Have you ever wished you could look inside the guts of your drill, video game console, or vacuum cleaner? The hidden worlds inside these everyday electronics are on full view in The Hidden World Inside Everyday Objects, a book of mesmerizing photographs of objects that have been perfectly cut in half.
The 144-page hardcover book is a trip back in time for anyone like me, who wasted hours upon hours exploring cutaway illustration books from renowned British illustrator Stephen Biesty and other authors in the 1980s and ’90s. Those popular books usually used hand-drawn diagrams to give readers a look inside airplanes, Roman buildings, man-of-war ships, and even appliances.
Instead of using illustration or CGI, the photographer behind the new book, Jonothan Woodward, took a novel approach. He captured the work of metal tinkerer Mike Warren, who uses a high-pressure waterjet cutter capable of slicing through four inches of steel as if it were butter to perfectly bisect everyday objects. Accompanying each photograph are explanations from Warren, who has been doing this for years on his YouTube channel, that walk us through the amazing complexity of the many apparently simple objects.

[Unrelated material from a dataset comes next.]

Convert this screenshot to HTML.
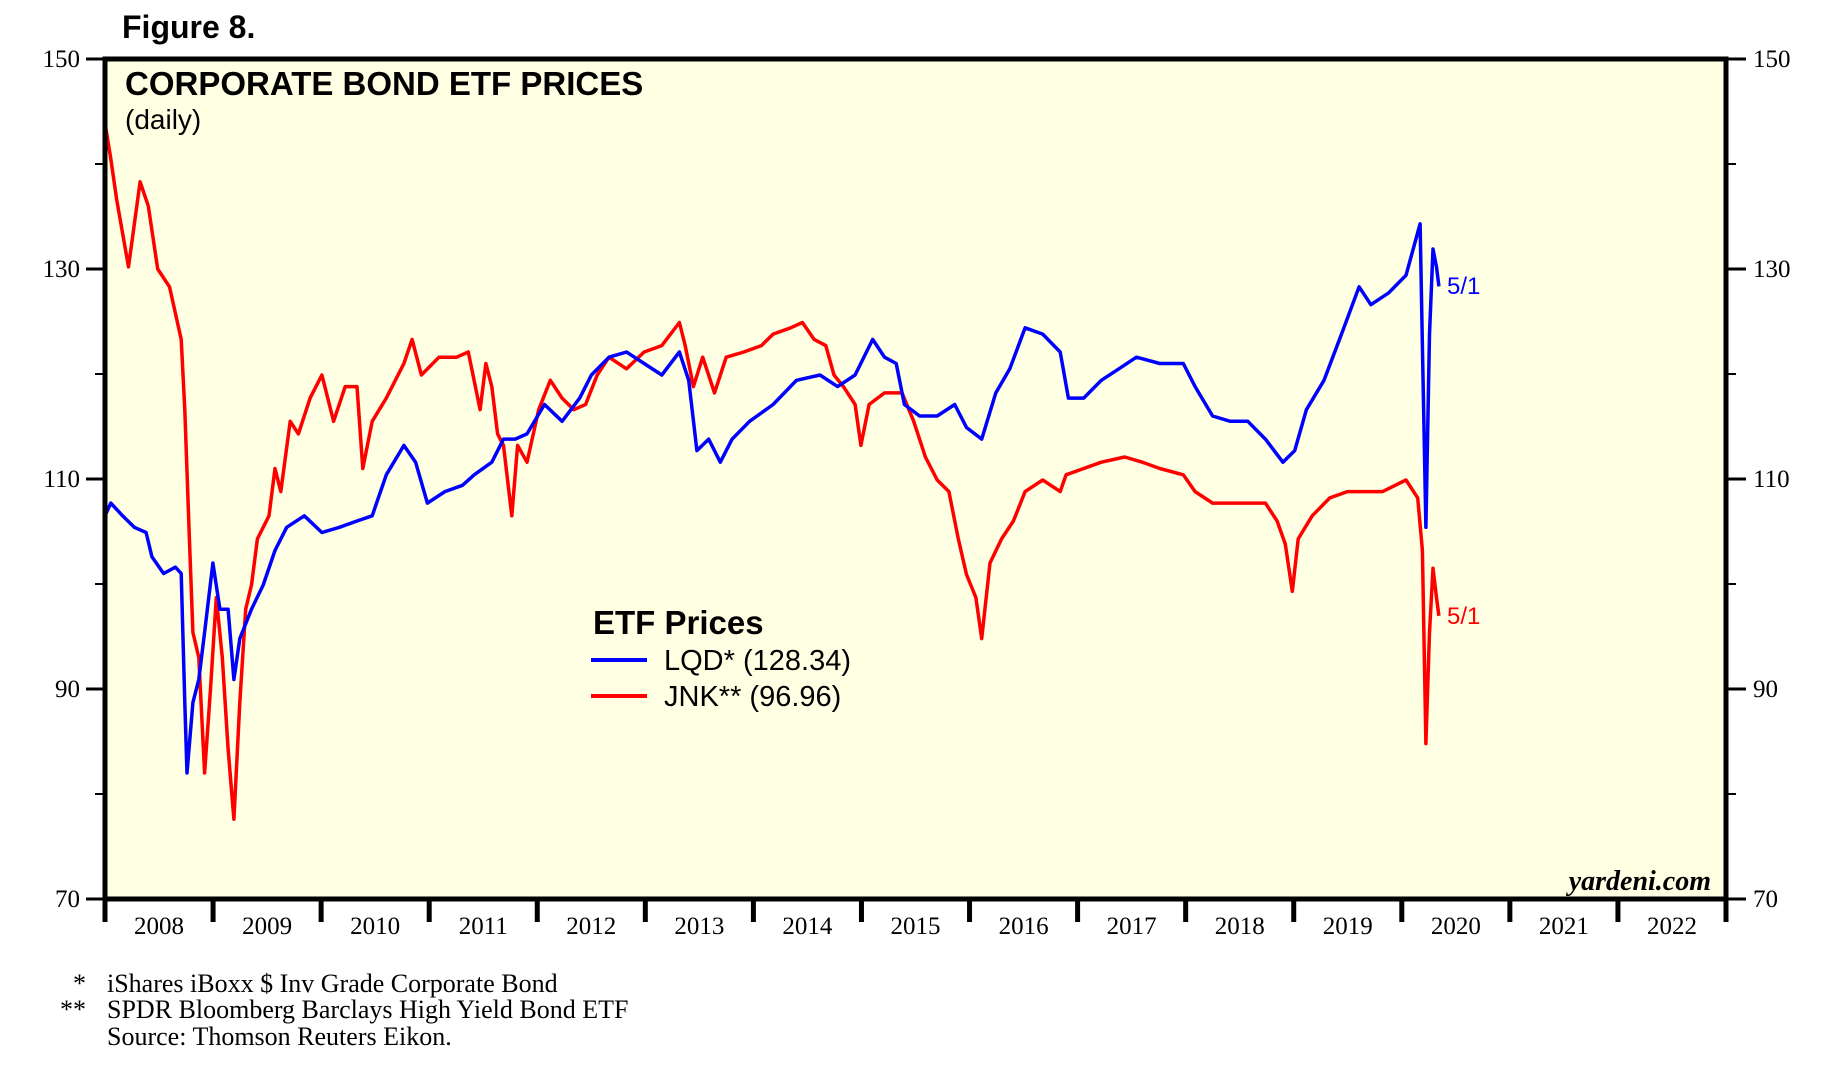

Yet the photos are mesmerizing on their own, inviting the reader to explore and wonder how things like the complex set of gears and electrical parts that make a power drill do their job. Even apparently simple objects like a hair dryer take on a new internal life. The book is a beautiful exercise in revealing the design and engineering behind mundane household objects, but also a testimony to the sheer brilliance of humans in general.